If you are accused of assault, murder, or another violent crime while protecting yourself from imminent danger, your criminal defense attorney can claim you acted in self-defense to get your entire case dismissed.

Self-defense is defined as using force against another individual to protect yourself or someone else from danger or injury. Although you admit to committing an unlawful act, you did so because of protection purposes.

A defendant can successfully argue self-defense if all the following circumstances can be proven:

  • The defendant has reason to believe they or another person was in imminent danger of suffering injury or death. The jury will decide if a reasonable person would act in the same manner in a similar situation.
  • The defendant has reason to believe the imminent use of force was required to protect themselves.
  • The force used was necessary to stop the perceived harm or threat. In other words, if a person threatens to hit you, killing them surpasses the level of force required to stop the attack.

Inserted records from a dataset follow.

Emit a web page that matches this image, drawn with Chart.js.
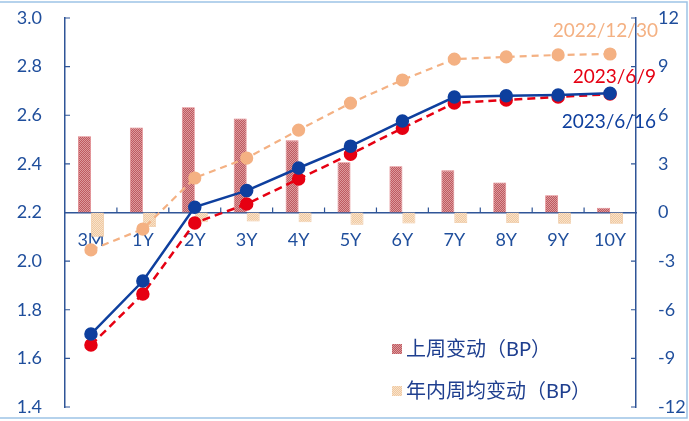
<!DOCTYPE html>
<html>
<head>
<meta charset="utf-8">
<script src="https://cdn.jsdelivr.net/npm/chart.js@4.4.0/dist/chart.umd.min.js"></script>
<style>
  html, body { margin: 0; padding: 0; background: #fff; }
  #wrap { width: 689px; height: 421px; position: relative; }
</style>
</head>
<body>
<div id="wrap"><canvas id="chart"></canvas></div>
<script>
// tenors and values
const tenors = ['3M', '1Y', '2Y', '3Y', '4Y', '5Y', '6Y', '7Y', '8Y', '9Y', '10Y'];
const yield0616 = [1.700, 1.918, 2.222, 2.290, 2.383, 2.473, 2.576, 2.675, 2.680, 2.683, 2.690];
const yield0609 = [1.655, 1.865, 2.157, 2.235, 2.338, 2.440, 2.547, 2.650, 2.663, 2.675, 2.687];
const yield1230 = [2.046, 2.132, 2.342, 2.424, 2.539, 2.650, 2.745, 2.831, 2.840, 2.848, 2.852];
const weekChange = [4.7, 5.25, 6.5, 5.8, 4.45, 3.1, 2.85, 2.6, 1.85, 1.07, 0.3];
const avgWeekChange = [-1.5, -0.9, -0.6, -0.55, -0.6, -0.75, -0.68, -0.65, -0.65, -0.7, -0.7];

const tickBlue = '#1f4e9c';
const axisBlue = '#2f5597';
const fontName = 'Lato, "Noto Sans CJK SC", sans-serif';

// dotted fill for the bars
function makePattern(c1, c2) {
    const p = document.createElement('canvas');
    p.width = 2; p.height = 2;
    const g = p.getContext('2d');
    g.fillStyle = c1; g.fillRect(0, 0, 2, 2);
    g.fillStyle = c2; g.fillRect(0, 0, 1, 1); g.fillRect(1, 1, 1, 1);
    return g.createPattern(p, 'repeat');
}
const redFill = makePattern('#bf5a5f', '#dc9a9e');
const beigeFill = makePattern('#f0c9a0', '#f8e2cb');

// keep the plot box where the reference has it
function noPad(s) {
    s.paddingTop = 0; s.paddingBottom = 0;
}

// inward tick marks, frame, legend and line labels
const extras = {
    id: 'extras',
    beforeDraw(chart) {
        const ctx = chart.ctx;
        ctx.save();
        ctx.strokeStyle = '#9dc3e6';
        ctx.lineWidth = 1.5;
        ctx.beginPath();
        ctx.moveTo(0, 2); ctx.lineTo(687, 2); ctx.lineTo(687, 418); ctx.lineTo(0, 418);
        ctx.stroke();
        ctx.restore();
    },
    afterDraw(chart) {
        const ctx = chart.ctx;
        const y = chart.scales.y, y1 = chart.scales.y1, x = chart.scales.x;
        ctx.save();
        ctx.strokeStyle = axisBlue;
        ctx.lineWidth = 1.2;
        ctx.beginPath();
        y.ticks.forEach(t => {
            const py = y.getPixelForValue(t.value);
            ctx.moveTo(y.right, py); ctx.lineTo(y.right + 5, py);
        });
        y1.ticks.forEach(t => {
            const py = y1.getPixelForValue(t.value);
            ctx.moveTo(y1.left, py); ctx.lineTo(y1.left - 5, py);
        });
        const zero = y1.getPixelForValue(0);
        for (let i = 1; i < tenors.length; i++) {
            const px = (x.getPixelForValue(i - 1) + x.getPixelForValue(i)) / 2;
            ctx.moveTo(px, zero); ctx.lineTo(px, zero - 5);
        }
        ctx.stroke();

        // legend
        ctx.font = '20px ' + fontName;
        ctx.textBaseline = 'middle';
        ctx.textAlign = 'left';
        ctx.fillStyle = redFill;
        ctx.fillRect(392, 344, 10, 10);
        ctx.fillStyle = beigeFill;
        ctx.fillRect(392, 386, 10, 10);
        ctx.fillStyle = '#1f3f8f';
        ctx.fillText(chart.data.datasets[3].label, 406, 350);
        ctx.fillText(chart.data.datasets[4].label, 406, 392);

        // line end labels
        ctx.font = '19px ' + fontName;
        ctx.textAlign = 'right';
        ctx.fillStyle = '#f4b183';
        ctx.fillText('2022/12/30', 658, 31);
        ctx.fillStyle = '#e60012';
        ctx.fillText('2023/6/9', 656, 77);
        ctx.fillStyle = '#0e3f9e';
        ctx.fillText('2023/6/16', 656, 122);
        ctx.restore();
    }
};

new Chart(document.getElementById('chart'), {
    type: 'bar',
    data: {
        labels: tenors,
        datasets: [
            {
                type: 'line', label: '2023/6/16', data: yield0616, yAxisID: 'y',
                borderColor: '#0e3f9e', backgroundColor: '#0e3f9e', borderWidth: 2.5,
                pointRadius: 5.5, pointHoverRadius: 5.5, order: 0
            },
            {
                type: 'line', label: '2023/6/9', data: yield0609, yAxisID: 'y',
                borderColor: '#e60012', backgroundColor: '#e60012', borderWidth: 2.5,
                borderDash: [8, 5], pointRadius: 5.5, pointHoverRadius: 5.5, order: 1
            },
            {
                type: 'line', label: '2022/12/30', data: yield1230, yAxisID: 'y',
                borderColor: '#f4b183', backgroundColor: '#f4b183', borderWidth: 2.2,
                borderDash: [7, 5], pointRadius: 5.5, pointHoverRadius: 5.5, order: 2
            },
            {
                label: '上周变动（BP）', data: weekChange, yAxisID: 'y1',
                backgroundColor: redFill, borderColor: '#e07b80', borderWidth: 0.8,
                categoryPercentage: 0.5, barPercentage: 1, order: 3
            },
            {
                label: '年内周均变动（BP）', data: avgWeekChange, yAxisID: 'y1',
                backgroundColor: beigeFill, borderColor: '#edc39a', borderWidth: 0.8,
                categoryPercentage: 0.5, barPercentage: 1, order: 4
            }
        ]
    },
    options: {
        responsive: true,
        maintainAspectRatio: false,
        animation: false,
        layout: { padding: { top: 18, bottom: 14, left: 0, right: 0 } },
        plugins: {
            legend: { display: false },
            tooltip: { enabled: false }
        },
        scales: {
            x: {
                position: { y1: 0 },
                grid: { display: false, drawTicks: false },
                border: { display: true, color: axisBlue, width: 1.5 },
                ticks: { color: tickBlue, font: { family: fontName, size: 18 }, padding: 17 },
                afterFit: s => { s.height = 0; }
            },
            y: {
                position: 'left',
                min: 1.4, max: 3.0,
                grid: { display: false, drawTicks: false },
                border: { display: true, color: axisBlue, width: 1.5 },
                ticks: {
                    stepSize: 0.2, color: tickBlue, padding: 23,
                    font: { family: fontName, size: 18 },
                    callback: v => v.toFixed(1)
                },
                afterFit: s => { s.width = 65; noPad(s); }
            },
            y1: {
                position: 'right',
                min: -12, max: 12,
                grid: { display: false, drawTicks: false },
                border: { display: true, color: axisBlue, width: 1.5 },
                ticks: { stepSize: 3, color: tickBlue, padding: 22, font: { family: fontName, size: 18 } },
                afterFit: s => { s.width = 53; noPad(s); }
            }
        }
    },
    plugins: [extras]
});
</script>
</body>
</html>
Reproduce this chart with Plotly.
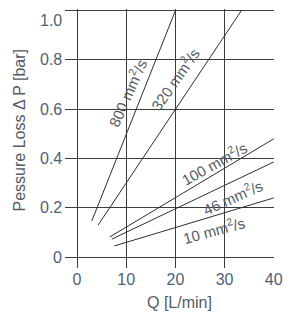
import plotly.graph_objects as go

# Flow Q [L/min] and pressure loss [bar] at end points of each viscosity line
q_800 = [3.0, 20.0]
dp_800 = [0.146, 1.0]
q_320 = [4.3, 33.4]
dp_320 = [0.13, 1.0]
q_100 = [6.7, 40.0]
dp_100 = [0.082, 0.48]
q_46 = [7.1, 40.0]
dp_46 = [0.073, 0.386]
q_10 = [7.6, 40.0]
dp_10 = [0.045, 0.24]

series = [(q_800, dp_800), (q_320, dp_320), (q_100, dp_100), (q_46, dp_46), (q_10, dp_10)]

# labels: text, x, y, angle
label_text = ["800 mm<sup>2</sup>/s", "320 mm<sup>2</sup>/s", "100 mm<sup>2</sup>/s",
              "46 mm<sup>2</sup>/s", "10 mm<sup>2</sup>/s"]
label_x = [10.05, 19.8, 27.9, 31.65, 27.7]
label_y = [0.67, 0.726, 0.383, 0.244, 0.113]
label_angle = [-66, -55, -29, -24, -15]

x_ticks = [0, 10, 20, 30, 40]
y_ticks = [0, 0.2, 0.4, 0.6, 0.8, 1.0]
y_ticktext = ["0", "0.2", "0.4", "0.6", "0.8", "1.0"]

font = "Liberation Sans, Arial, sans-serif"
tick_color = "#4f6078"
text_color = "#555b66"
grid_color = "#3c3c3c"

fig = go.Figure()
for q, dp in series:
    fig.add_trace(go.Scatter(x=q, y=dp, mode="lines",
                             line=dict(color="#2e2e2e", width=1),
                             showlegend=False, hoverinfo="skip"))

for t, x, y, a in zip(label_text, label_x, label_y, label_angle):
    fig.add_annotation(x=x, y=y, xref="x", yref="y", text=t, textangle=a,
                       showarrow=False, font=dict(family=font, size=15, color=text_color))

# y tick labels (the top one sits just below its grid line, as in the original)
for v, t in zip(y_ticks, y_ticktext):
    top = v == max(y_ticks)
    fig.add_annotation(x=0, y=v, xref="paper", yref="y", text=t, showarrow=False,
                       xanchor="right", yanchor="top" if top else "middle",
                       xshift=-1, yshift=1 if top else 0,
                       font=dict(family=font, size=16, color=tick_color))

fig.add_annotation(x=0.55, y=0, xref="paper", yref="paper", yshift=-34,
                   text="Q [L/min]", showarrow=False, yanchor="middle",
                   font=dict(family=font, size=16, color=text_color))
fig.add_annotation(x=0, y=0.5, xref="paper", yref="paper", xshift=-46, yshift=8,
                   text="Pessure Loss Δ P [bar]", textangle=-90, showarrow=False,
                   xanchor="center",
                   font=dict(family=font, size=16, color=text_color))

# page body has an 8px default margin, so the figure is shrunk by 8px on left/top
fig.update_layout(
    width=283, height=305,
    margin=dict(l=57, r=17, t=1, b=45, autoexpand=False),
    paper_bgcolor="white", plot_bgcolor="white",
    xaxis=dict(range=[-2.44, 40.05], tickvals=x_ticks, showgrid=True, automargin=False,
               gridcolor=grid_color, gridwidth=1, zeroline=False, showline=False,
               ticks="", ticklabeloverflow="allow",
               tickfont=dict(family=font, size=16, color=tick_color)),
    yaxis=dict(range=[-0.0445, 1.007], tickvals=y_ticks, showticklabels=False,
               showgrid=True, gridcolor=grid_color, gridwidth=1, zeroline=False,
               showline=False, ticks="", automargin=False),
)

fig.write_html("out.html")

Additionally, individuals have a right to stand their ground and protect themselves without needing to initially retreat. In regard to the state’s “castle doctrine,” they also have the right to use deadly force inside their own home when someone breaks in.

But what if you were the initial aggressor? Could you still argue self-defense?

The answer is yes—in certain circumstances. For example, if you started a fight and then requested to stop fighting and attempted to do so in good faith. Furthermore, if you started a fight with non-deadly force, but the other party involved responded with deadly force, you can protect yourself from serious bodily injury and/or death by using deadly force as well.